◆ WHAT IS EXPECTED
Take the lines from the top down to and including the one with "const RADIAN = Math.PI / 180;" and repeat them exactly. Omit images.

(Records from a dataset)

Start

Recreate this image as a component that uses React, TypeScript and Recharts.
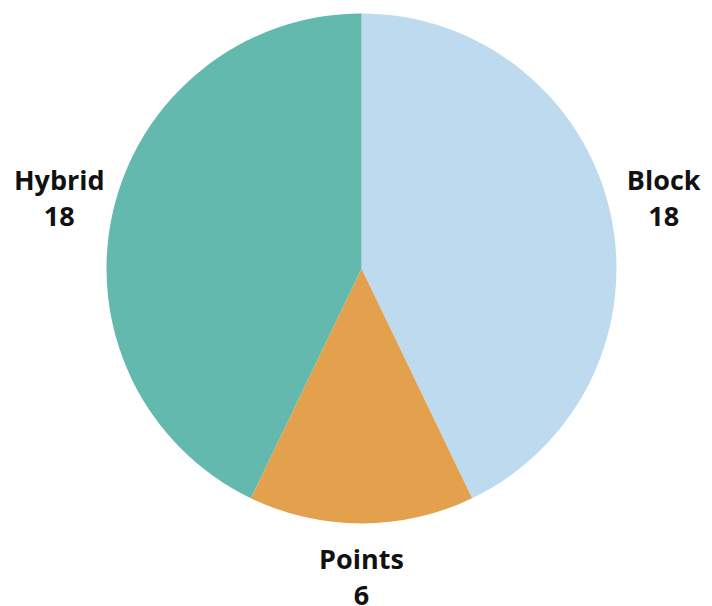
import { PieChart, Pie, Cell } from 'recharts';

const categories = ['Block', 'Points', 'Hybrid'];
const counts = [18, 6, 18];
const colors = ['#bddaee', '#e3a14e', '#63b9ae'];

const data = categories.map((name, i) => ({ name, value: counts[i] }));

const RADIAN = Math.PI / 180;

type LabelProps = {
  cx: number;
  cy: number;
  midAngle: number;
  outerRadius: number;
  name: string;
  value: number;
};

function renderLabel({ cx, cy, midAngle, outerRadius, name, value }: LabelProps) {
  const r = outerRadius + 55;
  const x = cx + r * Math.cos(-midAngle * RADIAN);
  const y = cy + r * Math.sin(-midAngle * RADIAN) - 2.5;
  return (
    <text
      x={x}
      y={y}
      textAnchor="middle"
      dominantBaseline="central"
      fill="#111"
      style={{ fontFamily: '"Open Sans", sans-serif', fontWeight: 700, fontSize: 27 }}
    >
      <tspan x={x} y={y - 18}>{name}</tspan>
      <tspan x={x} y={y + 18}>{value}</tspan>
    </text>
  );
}

export default function App() {
  return (
    <div style={{ position: 'absolute', left: 0, top: 0, background: '#fff' }}>
      <PieChart width={712} height={606}>
        <Pie
          data={data}
          dataKey="value"
          nameKey="name"
          cx={356.5}
          cy={263.5}
          outerRadius={255}
          startAngle={90}
          endAngle={-270}
          stroke="none"
          label={renderLabel}
          labelLine={false}
          isAnimationActive={false}
        >
          {data.map((d, i) => (
            <Cell key={d.name} fill={colors[i]} />
          ))}
        </Pie>
      </PieChart>
    </div>
  );
}
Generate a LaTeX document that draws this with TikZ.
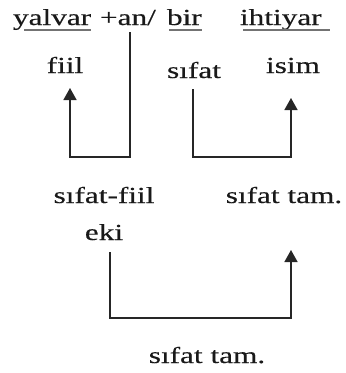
\documentclass[tikz,border=0pt]{standalone}
\usepackage{fontspec}
\setmainfont{Liberation Serif}
\newfontfamily\wfont[FakeBold=0.35]{Liberation Serif}
\usetikzlibrary{arrows.meta}
\newcommand\wdt[1]{\scalebox{1.36}[1]{#1}}
\tikzset{
  word/.style={inner sep=0pt, outer sep=0pt, font=\wfont\fontsize{23}{25}\selectfont, text=black!90},
  conn/.style={line width=1.6pt, draw=black!85},
  arr/.style={conn, -{Triangle[width=13pt,length=12pt]}},
  uline/.style={line width=2pt, draw=black!55}
}
\begin{document}
\begin{tikzpicture}[x=1pt,y=-1pt]
\useasboundingbox (0,0) rectangle (346,373);
% top line
\node[word, anchor=base west] (yalvar) at (13,25) {\wdt{yalvar}};
\node[word, anchor=base west] (an) at (100,25) {\wdt{+an/}};
\node[word, anchor=base west] (bir) at (167,25) {\wdt{bir}};
\node[word, anchor=base west] (ihtiyar) at (240,25) {\wdt{ihtiyar}};
% underlines
\draw[uline] ([xshift=11pt,yshift=-5pt]yalvar.base west) -- ([yshift=-5pt]yalvar.base east);
\draw[uline] ([xshift=2pt,yshift=-5pt]bir.base west) -- ([yshift=-5pt]bir.base east);
\draw[uline] ([xshift=3pt,yshift=-5pt]ihtiyar.base west) -- ([xshift=8pt,yshift=-5pt]ihtiyar.base east);
% second row
\node[word, anchor=base] (fiil) at (65,73) {\wdt{fiil}};
\node[word, anchor=base] (sifat) at (194,78) {\wdt{sıfat}};
\node[word, anchor=base] (isim) at (293,73) {\wdt{isim}};
% third row
\node[word, anchor=base] (sf) at (104,203) {\wdt{sıfat-fiil}};
\node[word, anchor=base] (eki) at (104,240) {\wdt{eki}};
\node[word, anchor=base] (st1) at (284,203) {\wdt{sıfat tam.}};
% bottom
\node[word, anchor=base] (st2) at (207,363) {\wdt{sıfat tam.}};
% connector coordinates
\coordinate (a1s) at (130,32);
\coordinate (a1t) at (70,88);
\coordinate (a2s) at (193,89);
\coordinate (a2t) at (291,98);
\coordinate (a3s) at (110,252);
\coordinate (a3t) at (291,250);
\draw[arr] (a1s) -- (130,157) -| (a1t);
\draw[arr] (a2s) -- (193,157) -| (a2t);
\draw[arr] (a3s) -- (110,318) -| (a3t);
\end{tikzpicture}
\end{document}
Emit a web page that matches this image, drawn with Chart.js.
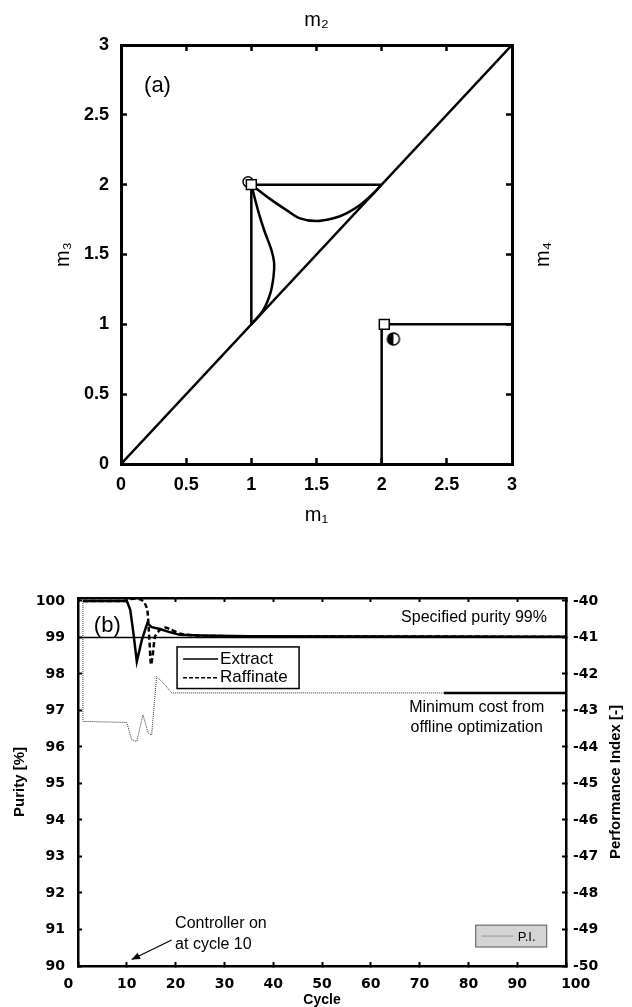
<!DOCTYPE html>
<html>
<head>
<meta charset="UTF-8">
<title>Triangle theory and purity control</title>
<script src="https://cdn.jsdelivr.net/npm/chart.js"></script>
<style>
  body { margin: 0; background: #fff; }
  #wrap { position: relative; width: 632px; height: 1007px; }
  canvas { position: absolute; left: 0; }
  #chartA { top: 0; }
  #chartB { top: 545px; }
</style>
</head>
<body>
<div id="wrap">
  <canvas id="chartA" width="632" height="545"></canvas>
  <canvas id="chartB" width="632" height="462"></canvas>
</div>
<script>
const FONT = '"Liberation Sans", Arial, sans-serif';
const TICKFONT_B = '"DejaVu Sans", sans-serif';

// ---------- panel (a): m1 / m3 plane ----------
const diagonal = [[0, 0], [3, 3]];
const triangleEdge = [[1, 1], [1, 2], [2, 2]];
const cornerEdge = [[2, 0], [2, 1], [3, 1]];
const leftCurve = [[1.0, 2.0], [1.05, 1.82], [1.1, 1.67], [1.155, 1.53], [1.175, 1.44],
                   [1.17, 1.34], [1.145, 1.22], [1.09, 1.1], [1.0, 1.0]];
const upperCurve = [[1.0, 2.0], [1.14, 1.9], [1.27, 1.818], [1.374, 1.759], [1.5, 1.739],
                    [1.63, 1.759], [1.73, 1.795], [1.834, 1.854], [1.936, 1.937], [2.0, 2.0]];
const squarePts = [[1.0, 2.0], [2.02, 1.0]];
const openCirclePts = [[0.975, 2.02]];
const halfCirclePts = [[2.09, 0.895]];

// ---------- panel (b): purity vs cycle ----------
const extractCycle  = [1, 10, 10.7, 11.36, 12.05, 13.1, 14.2, 15.1, 16.8, 18.9, 20.9, 25, 35, 100];
const extractPurity = [100, 100, 99.76, 99.12, 98.34, 98.94, 99.39, 99.28, 99.23, 99.14, 99.07, 99.05, 99.03, 99.02];
const raffCycle  = [1, 10, 10.6, 12.5, 13.5, 14.2, 14.6, 14.95, 15.3, 15.8, 16.8, 17.8, 19, 21, 24, 35, 100];
const raffPurity = [100, 100, 100.05, 100.05, 99.98, 99.76, 99.0, 98.25, 98.5, 99.03, 99.21, 99.27, 99.22, 99.1, 99.05, 99.03, 99.02];
const piCycle = [1, 1, 10, 11, 12.05, 13.3, 14.4, 15.1, 16.1, 17.5, 19.2, 75];
const piValue = [-40, -43.3, -43.33, -43.8, -43.85, -43.12, -43.62, -43.67, -42.07, -42.25, -42.52, -42.52];
const specCycle = [0, 100];
const specPurity = [99, 99];
const optCycle = [75, 100];
const optValue = [-42.52, -42.52];
const cycleTicks = [0, 10, 20, 30, 40, 50, 60, 70, 80, 90, 100];

const pairs = a => a.map(p => ({ x: p[0], y: p[1] }));
const zip = (xs, ys) => xs.map((x, i) => ({ x: x, y: ys[i] }));

function halfDisc(r) {
  const c = document.createElement('canvas');
  c.width = c.height = 2 * r + 4;
  const g = c.getContext('2d');
  const m = r + 2;
  g.beginPath(); g.arc(m, m, r, 0, 2 * Math.PI); g.fillStyle = '#fff'; g.fill();
  g.beginPath(); g.moveTo(m, m - r); g.arc(m, m, r, -Math.PI / 2, Math.PI / 2, true);
  g.closePath(); g.fillStyle = '#000'; g.fill();
  g.beginPath(); g.arc(m, m, r, 0, 2 * Math.PI); g.lineWidth = 1.5; g.strokeStyle = '#000'; g.stroke();
  return c;
}

function vText(ctx, txt, x, y) {
  ctx.save();
  ctx.translate(x, y);
  ctx.rotate(-Math.PI / 2);
  ctx.fillText(txt, 0, 0);
  ctx.restore();
}

function fixed(size, horizontal) {
  return horizontal ? s => { s.height = size; } : s => { s.width = size; };
}

Chart.defaults.animation = false;
Chart.defaults.plugins.legend.display = false;
Chart.defaults.plugins.tooltip.enabled = false;

// ---- chart (a)
const lineA = (data, extra) => Object.assign({
  data: pairs(data), showLine: true, borderColor: '#000', borderWidth: 2.5,
  pointRadius: 0, fill: false
}, extra || {});

function axisA(pos, showLabels, size, pad) {
  return {
    type: 'linear', position: pos, min: 0, max: 3,
    border: { display: true, width: 3, color: '#000' },
    grid: { drawOnChartArea: false, tickLength: -6, tickWidth: 2.5, tickColor: '#000' },
    ticks: { display: showLabels, stepSize: 0.5, color: '#000', padding: pad,
             maxRotation: 0, minRotation: 0, autoSkip: false,
             callback: v => String(v),
             font: { family: FONT, size: 18, weight: 'bold' } },
    afterFit: fixed(size, pos === 'top' || pos === 'bottom')
  };
}

const textsA = {
  id: 'textsA',
  afterDraw(chart) {
    const ctx = chart.ctx, a = chart.chartArea;
    const cx = (a.left + a.right) / 2, cy = (a.top + a.bottom) / 2;
    ctx.save();
    ctx.fillStyle = '#000';
    ctx.textAlign = 'center';
    ctx.textBaseline = 'middle';
    ctx.font = '20px ' + FONT;
    ctx.fillText('m\u2081', cx, 515);
    ctx.fillText('m\u2082', cx, 20);
    vText(ctx, 'm\u2083', 63, cy);
    vText(ctx, 'm\u2084', 543, cy);
    ctx.font = '22px ' + FONT;
    ctx.fillText('(a)', chart.scales.x.getPixelForValue(0.28), chart.scales.y.getPixelForValue(2.71));
    ctx.restore();
  }
};

new Chart(document.getElementById('chartA'), {
  type: 'scatter',
  data: {
    datasets: [
      { data: pairs(squarePts), pointStyle: 'rect', pointRadius: 7, backgroundColor: '#fff',
        borderColor: '#000', borderWidth: 1.5 },
      { data: pairs(halfCirclePts), pointStyle: halfDisc(6), pointRadius: 6 },
      { data: pairs(openCirclePts), pointStyle: 'circle', pointRadius: 5, backgroundColor: '#fff',
        borderColor: '#000', borderWidth: 1.5 },
      lineA(diagonal),
      lineA(triangleEdge),
      lineA(cornerEdge),
      lineA(leftCurve, { tension: 0.35 }),
      lineA(upperCurve, { tension: 0.35 })
    ]
  },
  options: {
    responsive: false,
    layout: { padding: 0 },
    scales: {
      x: axisA('bottom', true, 81, 16),
      x2: axisA('top', false, 45, 0),
      y: axisA('left', true, 121, 18),
      y2: axisA('right', false, 120, 0)
    }
  },
  plugins: [textsA]
});

// ---- chart (b)
function axisB(pos, opts) {
  const horiz = pos === 'top' || pos === 'bottom';
  return {
    type: 'linear', position: pos, bounds: 'data',
    min: opts.min, max: opts.max,
    border: { display: true, width: 2.5, color: '#000' },
    grid: { drawOnChartArea: false, tickLength: -4, tickWidth: 2, tickColor: '#000' },
    ticks: { display: opts.labels, stepSize: opts.step, includeBounds: false, color: '#000',
             padding: opts.pad, callback: opts.cb || (v => String(v)),
             maxRotation: 0, minRotation: 0, autoSkip: false,
             font: { family: TICKFONT_B, size: 14, weight: 'bold' } },
    afterFit: fixed(opts.size, horiz)
  };
}

const textsB = {
  id: 'textsB',
  afterDraw(chart) {
    const ctx = chart.ctx, a = chart.chartArea;
    const X = v => chart.scales.x.getPixelForValue(v);
    const Y = v => chart.scales.y.getPixelForValue(v);
    const cy = (a.top + a.bottom) / 2;
    ctx.save();
    ctx.fillStyle = '#000';
    ctx.strokeStyle = '#000';
    ctx.textBaseline = 'middle';

    // axis titles
    ctx.textAlign = 'center';
    ctx.font = 'bold 15px ' + FONT;
    vText(ctx, 'Purity [%]', 20, cy);
    vText(ctx, 'Performance Index [-]', 616, cy);
    ctx.font = 'bold 14px ' + FONT;
    ctx.fillText('Cycle', (a.left + a.right) / 2, 455);

    // panel tag and notes
    ctx.font = '22px ' + FONT;
    ctx.fillText('(b)', X(6), Y(99.31));
    ctx.font = '16px ' + FONT;
    ctx.textAlign = 'right';
    ctx.fillText('Specified purity 99%', X(96.1), Y(99.55));
    ctx.textAlign = 'center';
    ctx.fillText('Minimum cost from', X(81.7), Y(97.07));
    ctx.fillText('offline optimization', X(81.7), Y(96.52));
    ctx.textAlign = 'left';
    ctx.fillText('Controller on', X(19.9), Y(91.15));
    ctx.fillText('at cycle 10', X(19.9), Y(90.58));

    // arrow to cycle 10
    const tx = X(11.0), ty = Y(90.18), sx = X(19.2), sy = Y(90.71);
    const ang = Math.atan2(ty - sy, tx - sx);
    ctx.lineWidth = 1.2;
    ctx.beginPath(); ctx.moveTo(sx, sy); ctx.lineTo(tx, ty); ctx.stroke();
    ctx.beginPath();
    ctx.moveTo(tx, ty);
    ctx.lineTo(tx - 9 * Math.cos(ang - 0.4), ty - 9 * Math.sin(ang - 0.4));
    ctx.lineTo(tx - 9 * Math.cos(ang + 0.4), ty - 9 * Math.sin(ang + 0.4));
    ctx.closePath(); ctx.fill();

    // legend: Extract / Raffinate
    let x0 = X(20.3), x1 = X(45.3), y0 = Y(98.74), y1 = Y(97.6);
    ctx.fillStyle = '#fff';
    ctx.fillRect(x0, y0, x1 - x0, y1 - y0);
    ctx.lineWidth = 1.5;
    ctx.strokeRect(x0, y0, x1 - x0, y1 - y0);
    const r1 = y0 + (y1 - y0) * 0.29, r2 = y0 + (y1 - y0) * 0.74;
    ctx.beginPath(); ctx.moveTo(x0 + 6, r1); ctx.lineTo(x0 + 41, r1); ctx.stroke();
    ctx.setLineDash([4, 2]);
    ctx.beginPath(); ctx.moveTo(x0 + 6, r2); ctx.lineTo(x0 + 41, r2); ctx.stroke();
    ctx.setLineDash([]);
    ctx.fillStyle = '#000';
    ctx.font = '17px ' + FONT;
    ctx.fillText('Extract', x0 + 43, r1);
    ctx.fillText('Raffinate', x0 + 43, r2);

    // legend: P.I.
    x0 = X(81.5); x1 = X(96.05); y0 = Y(91.12); y1 = Y(90.52);
    ctx.fillStyle = '#d4d4d4';
    ctx.fillRect(x0, y0, x1 - x0, y1 - y0);
    ctx.strokeStyle = '#555';
    ctx.lineWidth = 1;
    ctx.strokeRect(x0, y0, x1 - x0, y1 - y0);
    const rm = (y0 + y1) / 2;
    ctx.setLineDash([1, 1]);
    ctx.beginPath(); ctx.moveTo(x0 + 6, rm); ctx.lineTo(x0 + 37, rm); ctx.stroke();
    ctx.setLineDash([]);
    ctx.fillStyle = '#000';
    ctx.font = '13px ' + FONT;
    ctx.fillText('P.I.', x0 + 42, rm + 1);
    ctx.restore();
  }
};

new Chart(document.getElementById('chartB'), {
  type: 'scatter',
  data: {
    datasets: [
      { data: zip(extractCycle, extractPurity), showLine: true, borderColor: '#000',
        borderWidth: 2.5, pointRadius: 0, yAxisID: 'y' },
      { data: zip(raffCycle, raffPurity), showLine: true, borderColor: '#000',
        borderWidth: 2.5, borderDash: [5, 3], pointRadius: 0, yAxisID: 'y', tension: 0.2 },
      { data: zip(optCycle, optValue), showLine: true, borderColor: '#000',
        borderWidth: 2.5, pointRadius: 0, yAxisID: 'pi' },
      { data: zip(specCycle, specPurity), showLine: true, borderColor: '#000',
        borderWidth: 1.5, pointRadius: 0, yAxisID: 'y' },
      { data: zip(piCycle, piValue), showLine: true, borderColor: '#333',
        borderWidth: 1, borderDash: [1, 1], pointRadius: 0, yAxisID: 'pi' }
    ]
  },
  options: {
    responsive: false,
    layout: { padding: 0 },
    scales: {
      x: axisB('bottom', { size: 41, min: 0, max: 100, step: 10, labels: true, pad: 14,
        cb: v => v === cycleTicks[0] ? v + '\u2007\u2007'
             : v === cycleTicks[cycleTicks.length - 1] ? '\u2007\u2007' + v : String(v) }),
      x2: axisB('top', { size: 53, min: 0, max: 100, step: 10, labels: false, pad: 0 }),
      y: axisB('left', { size: 78, min: 90, max: 100.08, step: 1, labels: true, pad: 17 }),
      pi: axisB('right', { size: 66, min: -50, max: -39.92, step: 1, labels: true, pad: 11 })
    }
  },
  plugins: [textsB]
});
</script>
</body>
</html>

End

◆ COMPLETE RESPONSE
Recreate this image as a component that uses React, TypeScript and Recharts.
import { PieChart, Pie, Cell } from 'recharts';

const categories = ['Block', 'Points', 'Hybrid'];
const counts = [18, 6, 18];
const colors = ['#bddaee', '#e3a14e', '#63b9ae'];

const data = categories.map((name, i) => ({ name, value: counts[i] }));

const RADIAN = Math.PI / 180;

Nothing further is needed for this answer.